I just think it's funny to see these self-important people with their designer jogging gettups walking their designer dogs, leash in one hand and a bag of poop in the other. It's so fashionable. Makes me think of the woman with the monkey in Seurat's Sunday Afternoon at La Grande Jatte.
One person after another came up to look at the painting and ooh and ahh over the dog in the picture.
"Oh look, Susan, it's a Shih Tzu. It looks just like Teresa's Princess."
"You're right, it has the same markings and the same bow. But that's not Teresa!"
"No, that's not Teresa. Who is she?" wondered the first woman.
I explained, "I just make people up."
"I don't recognize her," Susan said.
And one after another in the same way. None was aware that I was making fun of them with the pretentious woman, the pretentious dog.
At one point, I had the woman in the painting smiling, but apparently it was a very false looking smile, and this made a number of passersby angry.
"Who does she think she is?" they would ask. "Barb, who is that woman?
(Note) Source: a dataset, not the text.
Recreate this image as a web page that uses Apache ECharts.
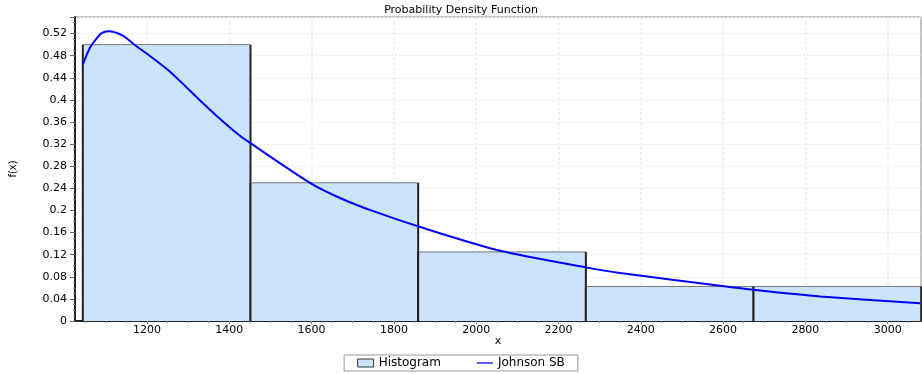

I don't recognize her!"
"I just make people up," I'd say.
They'd stand there for a few minutes, dog on a leash in one hand, a bag of poop in the other, sparring looks with the woman in the painting and trying to figure out what label manufactured the jogging outfit I'd invented, and then they'd move on.
A feminist professor critiqued the painting and demanded to know the gender of the Shih Tzu. There wasn't one but on the fly I decided it would be safe to say the dog was a male. That made her very angry with me, I prefer not to speculate why.
Most of the time, the men ignored me. Every 15 minutes or so a guy would ask me if I was getting any dates, always thinking that the joke was original. A couple gentlemen and one lady showed interest in my technique and congratulated me on following my vision.
A dog tried to pee on my easel leg.
Finally one young couple came by and laughed. That made me feel good. And then a woman on a bike stopped and asked if I had felt it necessary to include the "doggie bag" as she put it.
"Why not?" I said. "There’s an etching by Rembrandt illustrating the Good Samaritan. In the corner of the print, there’s a dog deficating in the gutter. I think I'm in good company."
"Oh, whatever," and she rode off annoyed. I like to think she was still thinking about the painting as she passed the people walking their designer dogs along the cement lake path.
A woman stopped by and asked if she could commission me to paint her dogs. So tomorrow, I have an appointment at her home in Glennshire Chase.
When I got home to my apartment, I made the announcement. "Everyone, I have great news! I'm going to be a dog painter!"
Of course I live alone, but I amuse myself, and that's all that matters.
The painting of the woman and the dog is drying. Perhaps I'll post a picture of it.